Place 1 fruit snack on top of each cupcake. Add 1 candy-coated chocolate piece to center of each fruit snack for the eyeball. Draw squiggly lines with decorating gel from the eyeballs to outsides of fruit snacks to resemble eyeball veins.
Makes 24 servings.
- 1 Quart Lime Sherbet (Slightly Softened)
- 1 Container (12 oz) Frozen Limeade (Thawed)
- 1 Bottle (1 Liter) Ginger Ale
- Gummy Worm Candies
- Lime Slices
In punch bowl, mix sherbet, limeade and ginger ale. Then pour into glasses. Garnish each glass with candy and lime slices. Serve immediately. Swap the lime sherbet and frozen limeade with orange sherbet and frozen orange juice concentrate for a different flavor.
Crusty Mummy Fingers
- 2 Lb Sweet Potatoes (Peeled)
- 2 TBS Water
- 2 Egg Whites
- 2 Cup Italian Style Bread Crumbs
- 1/4 Cup Grated Parmesan Cheese
- 1/2 TSP Salt
- 1/2 TSP Pepper
- 1/4 TSP Ground Red Pepper (Cayenne)
- Cooking Spray
Heat oven to 450 degrees F. Spray 2 large cookie sheets with cooking spray. Cut potatoes into 1/2″ x 1/2″ strips.
In shallow dish, mix water and egg whites with wire whisk or fork. In another shallow dish, mix bread crumbs, cheese, salt, pepper and red pepper.
Working in batches, dip sweet potatoes into egg white mixture, roll in bread crumb mixture. Place potatoes in single layer on cookie sheet. Spray potatoes with cooking spray about 10 seconds.

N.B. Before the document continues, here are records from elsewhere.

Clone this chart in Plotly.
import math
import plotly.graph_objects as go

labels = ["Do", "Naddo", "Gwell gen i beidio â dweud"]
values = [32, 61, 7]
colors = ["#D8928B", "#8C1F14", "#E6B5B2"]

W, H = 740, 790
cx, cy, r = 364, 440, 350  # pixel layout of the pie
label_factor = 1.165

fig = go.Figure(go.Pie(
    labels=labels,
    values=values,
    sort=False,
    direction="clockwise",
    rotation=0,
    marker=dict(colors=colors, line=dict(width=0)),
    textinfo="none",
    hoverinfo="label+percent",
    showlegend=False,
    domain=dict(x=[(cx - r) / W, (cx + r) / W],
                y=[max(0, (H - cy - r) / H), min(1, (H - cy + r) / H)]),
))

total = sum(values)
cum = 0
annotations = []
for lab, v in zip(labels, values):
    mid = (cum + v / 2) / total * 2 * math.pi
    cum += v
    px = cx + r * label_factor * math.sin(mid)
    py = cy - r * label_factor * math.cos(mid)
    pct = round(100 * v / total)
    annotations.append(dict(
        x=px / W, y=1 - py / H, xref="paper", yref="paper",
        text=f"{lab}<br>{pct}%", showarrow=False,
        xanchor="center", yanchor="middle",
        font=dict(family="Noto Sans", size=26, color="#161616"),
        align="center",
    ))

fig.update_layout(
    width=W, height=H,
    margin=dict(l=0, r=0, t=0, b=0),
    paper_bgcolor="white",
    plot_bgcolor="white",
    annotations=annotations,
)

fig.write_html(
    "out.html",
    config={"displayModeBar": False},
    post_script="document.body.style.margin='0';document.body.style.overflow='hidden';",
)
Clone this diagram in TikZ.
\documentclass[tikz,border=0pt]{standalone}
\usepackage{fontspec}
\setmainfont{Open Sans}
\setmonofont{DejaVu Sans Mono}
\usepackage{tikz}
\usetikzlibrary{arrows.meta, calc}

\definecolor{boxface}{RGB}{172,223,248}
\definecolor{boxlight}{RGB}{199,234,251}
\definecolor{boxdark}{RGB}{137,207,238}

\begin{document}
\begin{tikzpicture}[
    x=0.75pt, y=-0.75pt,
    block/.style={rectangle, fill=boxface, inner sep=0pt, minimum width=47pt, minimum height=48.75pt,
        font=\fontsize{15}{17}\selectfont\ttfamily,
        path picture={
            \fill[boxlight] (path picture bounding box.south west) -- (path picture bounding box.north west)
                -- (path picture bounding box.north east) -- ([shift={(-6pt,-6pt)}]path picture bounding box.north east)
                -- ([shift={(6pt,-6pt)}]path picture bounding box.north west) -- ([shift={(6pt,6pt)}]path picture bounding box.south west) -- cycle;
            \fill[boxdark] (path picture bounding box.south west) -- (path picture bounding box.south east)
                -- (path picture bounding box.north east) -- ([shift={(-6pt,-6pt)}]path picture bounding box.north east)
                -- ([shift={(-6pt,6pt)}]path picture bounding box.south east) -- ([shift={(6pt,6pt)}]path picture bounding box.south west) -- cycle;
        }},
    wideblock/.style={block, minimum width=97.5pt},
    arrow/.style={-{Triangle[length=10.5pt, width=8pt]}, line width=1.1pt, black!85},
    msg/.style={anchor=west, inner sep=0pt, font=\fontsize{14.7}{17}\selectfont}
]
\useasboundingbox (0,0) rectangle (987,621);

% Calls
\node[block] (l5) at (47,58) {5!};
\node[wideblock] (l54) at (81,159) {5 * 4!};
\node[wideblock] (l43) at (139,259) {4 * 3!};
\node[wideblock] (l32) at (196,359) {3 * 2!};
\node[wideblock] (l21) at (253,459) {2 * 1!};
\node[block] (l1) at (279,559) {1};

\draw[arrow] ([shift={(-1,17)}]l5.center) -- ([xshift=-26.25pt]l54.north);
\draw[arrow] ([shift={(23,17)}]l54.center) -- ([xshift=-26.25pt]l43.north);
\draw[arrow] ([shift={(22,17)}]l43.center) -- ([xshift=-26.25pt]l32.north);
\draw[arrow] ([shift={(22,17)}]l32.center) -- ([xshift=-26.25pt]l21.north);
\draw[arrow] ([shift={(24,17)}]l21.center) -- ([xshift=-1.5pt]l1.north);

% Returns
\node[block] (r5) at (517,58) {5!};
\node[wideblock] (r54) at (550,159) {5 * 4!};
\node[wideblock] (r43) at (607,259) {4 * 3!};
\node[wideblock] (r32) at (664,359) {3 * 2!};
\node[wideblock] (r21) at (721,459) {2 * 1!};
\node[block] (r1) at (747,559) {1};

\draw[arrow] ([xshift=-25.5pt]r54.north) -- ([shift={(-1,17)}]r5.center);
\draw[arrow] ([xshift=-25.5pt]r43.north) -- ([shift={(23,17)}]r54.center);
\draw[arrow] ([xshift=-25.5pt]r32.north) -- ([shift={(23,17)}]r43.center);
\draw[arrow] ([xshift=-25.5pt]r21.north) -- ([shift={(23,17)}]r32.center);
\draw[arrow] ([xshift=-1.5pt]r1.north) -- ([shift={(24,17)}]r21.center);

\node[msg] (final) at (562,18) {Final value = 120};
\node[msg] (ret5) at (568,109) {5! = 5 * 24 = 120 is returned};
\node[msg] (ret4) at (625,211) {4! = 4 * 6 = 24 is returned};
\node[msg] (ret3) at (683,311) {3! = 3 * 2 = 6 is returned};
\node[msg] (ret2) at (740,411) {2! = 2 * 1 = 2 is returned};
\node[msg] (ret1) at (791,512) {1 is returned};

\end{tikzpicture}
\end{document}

Bake 18-20 minutes, turning after 10 minutes, until crisp. Serve with ranch dressing for dipping.
Halloweeenies with Mustard Dip
- 1 Can (8 oz) Refrigerated Flaky Dough Sheet
- 44 Cocktail Size Smoked Link Sausages
- 1/2 Cup Creamy Dijon Mustard
- 1 TBS Dried Oregano Leaves
Heat oven to 375 degrees F. Line (2) 15 x 10 x 1 inch pans with cooking parchment paper. On work surface, roll dough sheet out to 14 x 11 inch rectangle. Cut vertically to make (2) 11 x 7 inch rectangles. Cut crosswise into total of 44 (7 x 1/2) strips. Pat sausages dry with paper towels.
Wrap 1 strip of dough around each sausage to look like a little mummy; press firmly at each end to secure. Place on cookie sheet 2 inches apart for even browning.
Bake 15 to 20 minutes or until golden born. Meanwhile, in a small bowl, mix mustard and oregano. Serve sausages warm with mustard dip.